CUANDO iba a misa de pequeño, me sorprendía que los curas leyeran las cartas que San Pablo les había enviado a los Corintios. La verdad es que yo no tenía ni idea de quiénes eran los Corintios (ni los Efesios, Gálatas y Tesalonicenses; solo me sonaban los Romanos). ¿Pero cómo podían tener en su poder esas cartas de San Pablo si, cuando uno envía una carta, la pierde para siempre? Puede ocurrir que el cartero no pueda entregarla y te la devuelva, pero los sellos están calculados sólo para el viaje de ida. Antiguamente yo escribía muchas cartas y nunca me devolvieron ninguna. Solo podía saber que la carta había llegado, cuando recibía una respuesta de vuelta. Si no, me quedaba con la duda de si se había perdido por el camino o la otra persona pasaba de mí, por pereza o, ¡ay!, por indiferencia.
Tampoco era tan pardillo como para pensar que San Pablo le envió las cartas a todos los Corintios (o Efesios, Gálatas, etc.). Estaba claro que las mandó a uno en concreto, del que tendría su dirección, quien luego se las leería a los demás. Pero esto no resolvía el problema de saber de dónde demonios habían sacado los curas esas cartas. Años más tarde me enteré de que la gente importante tenía la costumbre de quedarse con una copia (para la posteridad) de todas las cartas que enviaban (lo mismo que hace el correo electrónico, pero a mano o con un papel de calco en la máquina de escribir). Y también de que existía el concepto de «carta abierta», que no se enviaba, sino que se publicaba, con la intención de que la leyera todo el orbe, no solo el supuesto destinatario. Así que el bueno de San Pablo debió guardarse una copia de cada carta, o eran cartas abiertas.
A mí nunca se me ocurrió guardar una copia de las cartas que escribí. Solo han vuelto a mis manos un par de las que le envié a mi padre cuando estudiaba fuera, porque él las guardó y un día me las dio con otro montón de papeles. A lo mejor mi vida podría entenderse, si tal cosa tuviera interés para alguien, cosa que dudo, con las cartas que escribí. A veces lo único que queda de una vida son las cartas que uno escribe. Aunque no tengan respuesta. A veces se sabe de antemano que las cartas no van a tener respuesta, pero no queda más remedio que escribirlas. Porque se escriben desde la soledad, la inocencia, el desamparo, la locura, la diferencia (incluso si es imaginada), el miedo (a todo; ¿cómo no tener miedo?). Es lo que ocurre en la novela El hombre que se quebró en niños, de Susana Ríos. Cartas a un sobrino segundo muerto, a un padre roto, a Dios. ¡A Dios, que nunca responde!

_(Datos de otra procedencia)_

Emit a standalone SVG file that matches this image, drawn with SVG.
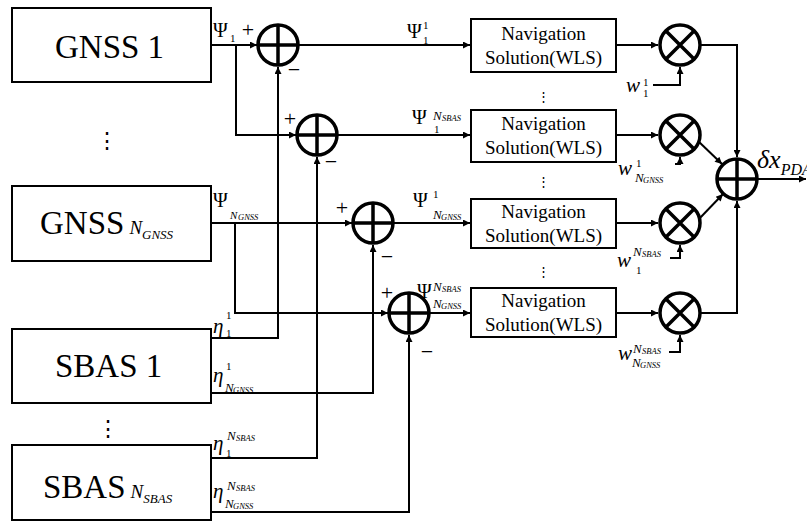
<svg xmlns="http://www.w3.org/2000/svg" width="807" height="522" viewBox="0 0 807 522">
<defs>
<marker id="ar" viewBox="0 0 10 10" refX="10" refY="5" markerWidth="9" markerHeight="7" markerUnits="userSpaceOnUse" orient="auto"><path d="M0,0 L10,5 L0,10 z" fill="#000"/></marker>
</defs>
<rect width="807" height="522" fill="#fff"/>

<g id="connectors" fill="none" stroke="#000" stroke-width="2" marker-end="url(#ar)">
<path d="M211,45H257"/>
<path d="M236,45V135H296"/>
<path d="M298,45H470"/>
<path d="M337,135H470"/>
<path d="M211,223H352"/>
<path d="M235,223V313H388"/>
<path d="M393,223H470"/>
<path d="M429,313H470"/>
<path d="M211,338H278V67"/>
<path d="M211,393H373V245"/>
<path d="M211,458H317V157"/>
<path d="M211,512H409V335"/>
<path d="M616,45H658"/>
<path d="M616,135H658"/>
<path d="M616,223H658"/>
<path d="M616,313H658"/>
<path d="M653,85H680V67"/>
<path d="M675,164H680V157"/>
<path d="M670,258H680V245"/>
<path d="M669,352H680V335"/>
<path d="M700,45H737V157"/>
<path d="M700,313H737V201"/>
<path d="M697,140L722,164"/>
<path d="M699,219L723,194"/>
<path d="M758,179H806"/>
</g>

<g fill="#fff" stroke="#000" stroke-width="2">
<rect id="gnss1-box" x="12" y="8" width="199" height="74"/>
<rect id="gnssN-box" x="12" y="186" width="199" height="75"/>
<rect id="sbas1-box" x="12" y="329" width="199" height="74"/>
<rect id="sbasN-box" x="12" y="445" width="199" height="75"/>
<rect id="nav1-box" x="471" y="19" width="145" height="53"/>
<rect id="nav2-box" x="471" y="110" width="145" height="52"/>
<rect id="nav3-box" x="471" y="199" width="145" height="49"/>
<rect id="nav4-box" x="471" y="288" width="145" height="49"/>
</g>

<g id="operators" fill="#fff" stroke="#000" stroke-width="3.5">
<g id="sum1"><circle cx="278" cy="45" r="20"/><path fill="none" d="M278,25V65M258,45H298"/></g>
<g id="sum2"><circle cx="317" cy="135" r="20"/><path fill="none" d="M317,115V155M297,135H337"/></g>
<g id="sum3"><circle cx="373" cy="223" r="20"/><path fill="none" d="M373,203V243M353,223H393"/></g>
<g id="sum4"><circle cx="409" cy="313" r="20"/><path fill="none" d="M409,293V333M389,313H429"/></g>
<g id="mult1"><circle cx="680" cy="45" r="20"/><path fill="none" d="M666,31L694,59M694,31L666,59"/></g>
<g id="mult2"><circle cx="680" cy="135" r="20"/><path fill="none" d="M666,121L694,149M694,121L666,149"/></g>
<g id="mult3"><circle cx="680" cy="223" r="20"/><path fill="none" d="M666,209L694,237M694,209L666,237"/></g>
<g id="mult4"><circle cx="680" cy="313" r="20"/><path fill="none" d="M666,299L694,327M694,299L666,327"/></g>
<g id="sumF"><circle cx="737" cy="179" r="20"/><path fill="none" d="M737,159V199M717,179H757"/></g>
</g>

<g id="box-texts" fill="#000">
<text font-family="Liberation Serif" font-size="33" x="55" y="58">GNSS 1</text>
<text font-family="Liberation Serif" font-size="33" x="40" y="234">GNSS<tspan font-size="19" font-style="italic" dx="5">N</tspan><tspan font-size="13" font-style="italic" dy="5">GNSS</tspan></text>
<text font-family="Liberation Serif" font-size="33" x="55" y="377">SBAS 1</text>
<text font-family="Liberation Serif" font-size="33" x="43" y="498">SBAS<tspan font-size="19" font-style="italic" dx="5">N</tspan><tspan font-size="13" font-style="italic" dy="5">SBAS</tspan></text>
<text font-family="Liberation Serif" font-size="19" text-anchor="middle" x="543.5" y="40">Navigation</text>
<text font-family="Liberation Serif" font-size="19" text-anchor="middle" x="543.5" y="64">Solution(WLS)</text>
<text font-family="Liberation Serif" font-size="19" text-anchor="middle" x="543.5" y="130">Navigation</text>
<text font-family="Liberation Serif" font-size="19" text-anchor="middle" x="543.5" y="154">Solution(WLS)</text>
<text font-family="Liberation Serif" font-size="19" text-anchor="middle" x="543.5" y="218">Navigation</text>
<text font-family="Liberation Serif" font-size="19" text-anchor="middle" x="543.5" y="242">Solution(WLS)</text>
<text font-family="Liberation Serif" font-size="19" text-anchor="middle" x="543.5" y="307">Navigation</text>
<text font-family="Liberation Serif" font-size="19" text-anchor="middle" x="543.5" y="331">Solution(WLS)</text>
</g>

<g id="dots" fill="#000" font-family="DejaVu Serif" text-anchor="middle">
<text font-family="DejaVu Serif" x="107" y="148" font-size="22">⋮</text>
<text font-family="DejaVu Serif" x="108" y="436" font-size="22">⋮</text>
<text font-family="DejaVu Serif" x="543" y="101" font-size="13">⋮</text>
<text font-family="DejaVu Serif" x="543" y="186" font-size="13">⋮</text>
<text font-family="DejaVu Serif" x="543" y="276" font-size="13">⋮</text>
</g>

<g id="signs" fill="#000" text-anchor="middle">
<text font-family="Liberation Serif" font-size="22" x="248" y="37">+</text>
<text font-family="Liberation Serif" font-size="22" x="290" y="126">+</text>
<text font-family="Liberation Serif" font-size="22" x="342" y="215">+</text>
<text font-family="Liberation Serif" font-size="22" x="387" y="300">+</text>
<text font-family="Liberation Serif" font-size="22" x="294" y="77">−</text>
<text font-family="Liberation Serif" font-size="22" x="331" y="169">−</text>
<text font-family="Liberation Serif" font-size="22" x="387" y="264">−</text>
<text font-family="Liberation Serif" font-size="22" x="427" y="359">−</text>
</g>

<g id="psi-labels" fill="#000">
<text font-family="Liberation Serif" font-size="20" x="213" y="37">Ψ</text><text font-family="Liberation Serif" font-size="11" x="230" y="42">1</text>
<text font-family="Liberation Serif" font-size="20" x="213" y="207">Ψ</text><text font-family="Liberation Serif" font-size="11" font-style="italic" x="230" y="219">N</text><text font-family="Liberation Serif" font-size="8.5" font-style="italic" x="238" y="220">GNSS</text>
<text font-family="Liberation Serif" font-size="20" x="407" y="38">Ψ</text><text font-family="Liberation Serif" font-size="11" x="423" y="29">1</text><text font-family="Liberation Serif" font-size="11" x="423" y="44">1</text>
<text font-family="Liberation Serif" font-size="20" x="412" y="124">Ψ</text><text font-family="Liberation Serif" font-size="13" font-style="italic" x="433" y="120">N</text><text font-family="Liberation Serif" font-size="8.5" font-style="italic" x="442" y="121">SBAS</text><text font-family="Liberation Serif" font-size="11" x="434" y="133">1</text>
<text font-family="Liberation Serif" font-size="20" x="413" y="207">Ψ</text><text font-family="Liberation Serif" font-size="11" x="433" y="198">1</text><text font-family="Liberation Serif" font-size="13" font-style="italic" x="433" y="219">N</text><text font-family="Liberation Serif" font-size="8.5" font-style="italic" x="441" y="220">GNSS</text>
<text font-family="Liberation Serif" font-size="20" x="417" y="298">Ψ</text><text font-family="Liberation Serif" font-size="13" font-style="italic" x="433" y="291">N</text><text font-family="Liberation Serif" font-size="8.5" font-style="italic" x="442" y="292">SBAS</text><text font-family="Liberation Serif" font-size="13" font-style="italic" x="433" y="308">N</text><text font-family="Liberation Serif" font-size="8.5" font-style="italic" x="441" y="309">GNSS</text>
</g>

<g id="eta-labels" fill="#000">
<text font-family="Liberation Serif" font-size="21" font-style="italic" x="213" y="333">η</text><text font-family="Liberation Serif" font-size="11" x="226" y="319">1</text><text font-family="Liberation Serif" font-size="11" x="226" y="337">1</text>
<text font-family="Liberation Serif" font-size="21" font-style="italic" x="213" y="382">η</text><text font-family="Liberation Serif" font-size="11" x="226" y="370">1</text><text font-family="Liberation Serif" font-size="13" font-style="italic" x="225" y="392">N</text><text font-family="Liberation Serif" font-size="8.5" font-style="italic" x="233" y="393">GNSS</text>
<text font-family="Liberation Serif" font-size="21" font-style="italic" x="213" y="450">η</text><text font-family="Liberation Serif" font-size="13" font-style="italic" x="227" y="440">N</text><text font-family="Liberation Serif" font-size="8.5" font-style="italic" x="236" y="441">SBAS</text><text font-family="Liberation Serif" font-size="11" x="226" y="457">1</text>
<text font-family="Liberation Serif" font-size="21" font-style="italic" x="213" y="498">η</text><text font-family="Liberation Serif" font-size="13" font-style="italic" x="227" y="490">N</text><text font-family="Liberation Serif" font-size="8.5" font-style="italic" x="236" y="491">SBAS</text><text font-family="Liberation Serif" font-size="13" font-style="italic" x="225" y="508">N</text><text font-family="Liberation Serif" font-size="8.5" font-style="italic" x="233" y="509">GNSS</text>
</g>

<g id="w-labels" fill="#000">
<text font-family="Liberation Serif" font-size="21" font-style="italic" x="626" y="92">w</text><text font-family="Liberation Serif" font-size="11" x="643" y="86">1</text><text font-family="Liberation Serif" font-size="11" x="643" y="97">1</text>
<text font-family="Liberation Serif" font-size="21" font-style="italic" x="618" y="175">w</text><text font-family="Liberation Serif" font-size="11" x="636" y="167">1</text><text font-family="Liberation Serif" font-size="13" font-style="italic" x="635" y="182">N</text><text font-family="Liberation Serif" font-size="8.5" font-style="italic" x="643" y="183">GNSS</text>
<text font-family="Liberation Serif" font-size="21" font-style="italic" x="617" y="267">w</text><text font-family="Liberation Serif" font-size="13" font-style="italic" x="633" y="256">N</text><text font-family="Liberation Serif" font-size="8.5" font-style="italic" x="642" y="257">SBAS</text><text font-family="Liberation Serif" font-size="11" x="636" y="274">1</text>
<text font-family="Liberation Serif" font-size="21" font-style="italic" x="618" y="360">w</text><text font-family="Liberation Serif" font-size="13" font-style="italic" x="633" y="353">N</text><text font-family="Liberation Serif" font-size="8.5" font-style="italic" x="642" y="354">SBAS</text><text font-family="Liberation Serif" font-size="13" font-style="italic" x="632" y="367">N</text><text font-family="Liberation Serif" font-size="8.5" font-style="italic" x="640" y="368">GNSS</text>
</g>

<g id="output-label" fill="#000"><text font-family="Liberation Serif" x="757" y="168" font-size="26" font-style="italic">δx<tspan font-size="16" dy="7">PDA</tspan></text></g>
</svg>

El hombre que se quebró en niños, editado por Baile del Sol, es una ópera prima, pero desde la primera línea se descubre una escritora de oficio, que lleva toda la vida escribiendo y no escribe por escribir. Tiene algo que expresar y lo hace rematadamente bien. Despliega un sinfín de recursos con la maestría e inteligencia de un prestidigitador: las palabras, las letras, los silencios, los significados, las preguntas, las ausencias, los espacios en el papel (es un libro que tiene que leerse en papel). Pero no es un juego. Es una necesidad. La historia, el libro, tiene que ser así.
Mi ejemplar de El hombre que se quebró en niños reposa en la estantería del salón, mientras voy pensando y cosiendo algunos desgarros del alma, a la espera de una segunda lectura. Rectifico lo que dije antes: no es un libro que tiene que leerse en papel. Es un libro que tiene que leerse.
Nota profética: El hombre que se quebró en niños no dejará indiferente a nadie.
Nota de constatación (con cierto pesar): Ya nadie escribe cartas.